Yo, como muchos otros niños de comienzos de los años 70, tuve la suerte de que en mi camino se cruzaran solo los curas buenos. No conocí jamás a un sacerdote que me hiciera propuestas indecentes o que me rozara un muslo o me diera un beso, o que me diera un mal consejo.
Conocí a curas duros como don Juan López, que siempre estaba impartiendo la justicia divina y que allá donde te cazara, ya fuera en la puerta de tu casa o en medio del Paseo en un día de feria, nunca desaprovechaba la ocasión para echarte una bronca. Nos agarraba de las patillas para recordarnos que vivíamos en pecado porque habíamos hecho la primera comunión y solo íbamos a misa una vez al año, cuando empezaba la Semana Santa. “Parece mentira que no aparezcas por los cultos teniendo una tía monja”, solía recordarme el incansable sacerdote, empeñado siempre en devolvernos al redil.
Conocí a curas que te hablaban siempre con una sonrisa en el corazón, como era el caso de don Antonio García Flores, que estaba tan tocado por la mano divina que arreglaba relojes con solo mirarlos. Su fama de relojero inspirado llegó a Pechina su pueblo natal, y los vecinos salieron en su busca para que les pusiera al día todos los relojes. Dios no debía de trabajar todos los días, ya que el bueno de don Antonio dejó a medio pueblo sin hora en una semana desastrosa.
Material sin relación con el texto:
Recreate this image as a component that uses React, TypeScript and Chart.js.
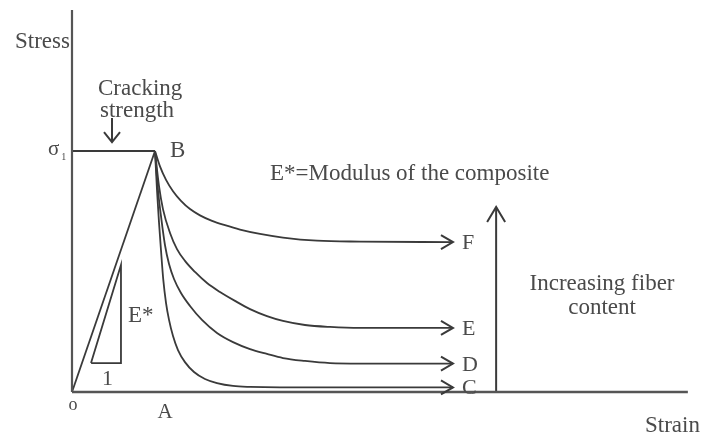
import { useEffect, useRef } from 'react';
import { Chart, registerables } from 'chart.js';

Chart.register(...registerables);

// Schematic stress–strain diagram. Units: strain normalised so that A = 1,
// stress normalised so that the cracking strength σ1 = 1.
const axisStrain = [0, 7.42];
const axisStress = [0, 1.585];

const riseStrain = [0, 1];
const riseStress = [0, 1];

const crackLineStrain = [0, 1];
const crackLineStress = [1, 1];

const strainF = [1, 1.06, 1.133, 1.217, 1.313, 1.422, 1.542, 1.687, 1.843, 2.024, 2.265, 2.542, 2.952, 3.47, 4.59];
const stressF = [1, 0.936, 0.88, 0.833, 0.793, 0.759, 0.733, 0.71, 0.692, 0.674, 0.656, 0.641, 0.628, 0.624, 0.622];

const strainE = [1, 1.048, 1.096, 1.181, 1.265, 1.361, 1.482, 1.627, 1.783, 1.964, 2.145, 2.349, 2.542, 2.807, 3.108, 3.47, 4.59];
const stressE = [1, 0.855, 0.759, 0.66, 0.593, 0.544, 0.498, 0.452, 0.415, 0.378, 0.344, 0.315, 0.295, 0.278, 0.27, 0.266, 0.266];

const strainD = [1, 1.036, 1.078, 1.12, 1.169, 1.229, 1.313, 1.422, 1.566, 1.747, 1.94, 2.145, 2.349, 2.542, 2.807, 3.108, 3.47, 4.59];
const stressD = [1, 0.838, 0.714, 0.61, 0.531, 0.469, 0.411, 0.357, 0.299, 0.245, 0.207, 0.178, 0.158, 0.141, 0.129, 0.12, 0.118, 0.118];

const strainC = [1, 1.024, 1.048, 1.072, 1.1, 1.133, 1.169, 1.217, 1.277, 1.361, 1.47, 1.602, 1.747, 1.94, 2.145, 2.506, 4.59];
const stressC = [1, 0.838, 0.705, 0.589, 0.465, 0.369, 0.299, 0.232, 0.174, 0.124, 0.083, 0.054, 0.037, 0.025, 0.021, 0.019, 0.019];

const curveLabels = ['F', 'E', 'D', 'C'];

const triangleStrain = [0.229, 0.59, 0.59, 0.229];
const triangleStress = [0.12, 0.12, 0.527, 0.12];

const fiberArrowStrain = [5.11, 5.11];
const fiberArrowStress = [0, 0.768];

const crackArrowStrain = [0.482, 0.482];
const crackArrowStress = [1.137, 1.037];

// text annotations: [text, strain, stress, align, size]
const notes: [string, number, number, CanvasTextAlign, number][] = [
  ['Stress', -0.687, 1.427, 'left', 23],
  ['Cracking', 0.313, 1.232, 'left', 23],
  ['strength', 0.337, 1.141, 'left', 23],
  ['σ', -0.289, 0.983, 'left', 21],
  ['1', -0.13, 0.962, 'left', 10],
  ['B', 1.181, 0.975, 'left', 23],
  ['E*=Modulus of the composite', 2.386, 0.88, 'left', 23],
  ['Increasing fiber', 6.386, 0.423, 'center', 23],
  ['content', 6.386, 0.324, 'center', 23],
  ['Strain', 6.904, -0.166, 'left', 23],
  ['o', 0.012, -0.075, 'center', 18],
  ['A', 1.12, -0.108, 'center', 21],
  ['1', 0.361, 0.029, 'left', 22],
  ['E*', 0.675, 0.29, 'left', 23],
];

const INK = '#3a3a3a';
const TEXT = '#4a4a4a';
const FONT = '"Liberation Serif", "Times New Roman", serif';

const pts = (xs: number[], ys: number[]) => xs.map((x, i) => ({ x, y: ys[i] }));

const arrowPlugin = {
  id: 'arrowsAndText',
  afterDatasetsDraw(chart: any) {
    const ctx: CanvasRenderingContext2D = chart.ctx;
    const xs = chart.scales.x;
    const ys = chart.scales.y;
    chart.data.datasets.forEach((ds: any, i: number) => {
      if (!ds.arrow) return;
      const meta = chart.getDatasetMeta(i);
      const p = meta.data[meta.data.length - 1];
      ctx.save();
      ctx.strokeStyle = INK;
      ctx.lineWidth = 2;
      ctx.lineJoin = 'miter';
      ctx.beginPath();
      if (ds.arrow === 'right') {
        ctx.moveTo(p.x - 12, p.y - 7);
        ctx.lineTo(p.x, p.y);
        ctx.lineTo(p.x - 12, p.y + 7);
      } else if (ds.arrow === 'up') {
        ctx.moveTo(p.x - 9, p.y + 15);
        ctx.lineTo(p.x, p.y);
        ctx.lineTo(p.x + 9, p.y + 15);
      } else {
        ctx.moveTo(p.x - 8, p.y - 10);
        ctx.lineTo(p.x, p.y);
        ctx.lineTo(p.x + 8, p.y - 10);
      }
      ctx.stroke();
      if (ds.endLabel) {
        ctx.fillStyle = TEXT;
        ctx.font = `22px ${FONT}`;
        ctx.textAlign = 'left';
        ctx.textBaseline = 'alphabetic';
        ctx.fillText(ds.endLabel, p.x + 9, p.y + 7);
      }
      ctx.restore();
    });
    ctx.save();
    ctx.fillStyle = TEXT;
    ctx.textBaseline = 'alphabetic';
    notes.forEach(([t, x, y, align, size]) => {
      ctx.font = `${size}px ${FONT}`;
      ctx.textAlign = align;
      ctx.fillText(t, xs.getPixelForValue(x), ys.getPixelForValue(y));
    });
    ctx.restore();
  },
};

export default function App() {
  const ref = useRef<HTMLCanvasElement>(null);
  useEffect(() => {
    const line = (data: any[], extra: any = {}) => ({
      data,
      showLine: true,
      borderColor: INK,
      borderWidth: 1.8,
      pointRadius: 0,
      fill: false,
      tension: 0,
      ...extra,
    });
    const curves = [
      [strainF, stressF],
      [strainE, stressE],
      [strainD, stressD],
      [strainC, stressC],
    ].map(([xs, ys], i) =>
      line(pts(xs, ys), { cubicInterpolationMode: 'monotone', arrow: 'right', endLabel: curveLabels[i] })
    );
    const chart = new Chart(ref.current!, {
      type: 'scatter',
      data: {
        datasets: [
          line(pts([0, 0], axisStress), { borderWidth: 2.2, borderColor: '#555' }),
          line(pts(axisStrain, [0, 0]), { borderWidth: 2.4, borderColor: '#555' }),
          line(pts(riseStrain, riseStress)),
          line(pts(crackLineStrain, crackLineStress)),
          line(pts(triangleStrain, triangleStress)),
          ...curves,
          line(pts(fiberArrowStrain, fiberArrowStress), { arrow: 'up', borderWidth: 2 }),
          line(pts(crackArrowStrain, crackArrowStress), { arrow: 'down', borderWidth: 2 }),
        ] as any,
      },
      options: {
        animation: false,
        responsive: false,
        maintainAspectRatio: false,
        devicePixelRatio: 1,
        layout: { padding: 0 },
        plugins: { legend: { display: false }, tooltip: { enabled: false } },
        scales: {
          x: { type: 'linear', display: false, min: -72 / 83, max: 630 / 83 },
          y: { type: 'linear', display: false, min: -44 / 241, max: 392 / 241 },
        },
      },
      plugins: [arrowPlugin],
    });
    return () => chart.destroy();
  }, []);
  return (
    <div style={{ position: 'absolute', left: 0, top: 0, width: 702, height: 436, background: '#fff' }}>
      <canvas ref={ref} width={702} height={436} style={{ display: 'block', width: 702, height: 436 }} />
    </div>
  );
}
Conocí a curas que te producían ternura, como don Francisco Sánchez Egea. Don Francisco era un sacerdote que no pasaba desapercibido. Tenía una malformación en los huesos de la espalda que le había provocado una irrenunciable joroba. Además, padecía un defecto en la vista y torcía los ojos. Consciente de aquellas limitaciones, don Francisco no solía salir casi nunca en las fotografías, y si alguna pareja le pedía que los casara, él les recomendaba que se buscaran otro sacerdote para no echarles a perder el reportaje de la boda.
De vez en cuando bromeaba con su joroba y le decía a alguna feligresa: “Pásame el billete de lotería por la espalda que dicen que trae buena suerte”. Tampoco le agradaba salir en la procesión del Pendón porque no se sentía cómodo desfilando por las calles en medio de las autoridades y escoltado por aquellos inmensos cabos gastadores que le sacaban medio metro de altura.
A los niños del barrio nos gustaba confesarnos con él porque era un cura bueno y sencillo que nunca tomaba represalias contra los que tantas veces lo atropellaban a balonazos en la explanada del templo. Era casi vecino de Don Felipe Sánchez, otro cura ejemplar al que también buscábamos los niños a la hora de la confesión, ya que sus penitencias eran siempre de dibujos animados: un Padre Nuestro y salíamos completamente limpios de la iglesia, preparados para volver a pecar.
Conocí a un cura que hablaba en francés, don Antonio Sánchez Gómiz, que compaginaba su labor religiosa con la pedagogía, dando clases en colegios privados. Era la voz principal del coro de la Catedral, un José Carreras con sotana. Era un superdotado para las lenguas extranjeras: hablaba y escribía el francés perfectamente, dominaba el inglés y se defendía con el ruso, idioma que fue aprendiendo en las obras de Dostoyevski y en unas cintas de casettes que vio en una revista, en uno de esos anuncios que te invitaban a aprender una lengua por correspondencia. Tenía una de las mejores voces que se han escuchado en La Catedral y cuando se encerraba en sus pensamientos se olvidaba hasta de su nombre, de ahí su bien ganada fama de despistado que tantas confusiones le fue regalando a lo largo de su vida.
Conocí a Don Marino, el eterno cura de la Chanca, que cuando por las fiestas de San Antón nos convocaba a los niños en la ermita nos hablaba siempre de un Dios cercano que todos llevábamos dentro, de ese Dios que nos hacía la vida más agradable y que nos servía de consuelo en los malos momentos. Algunos éramos tan inocentes que cuando veíamos a don Marino repartir ropa y comida entre los pobres del barrio creíamos estar viendo a Dios de verdad.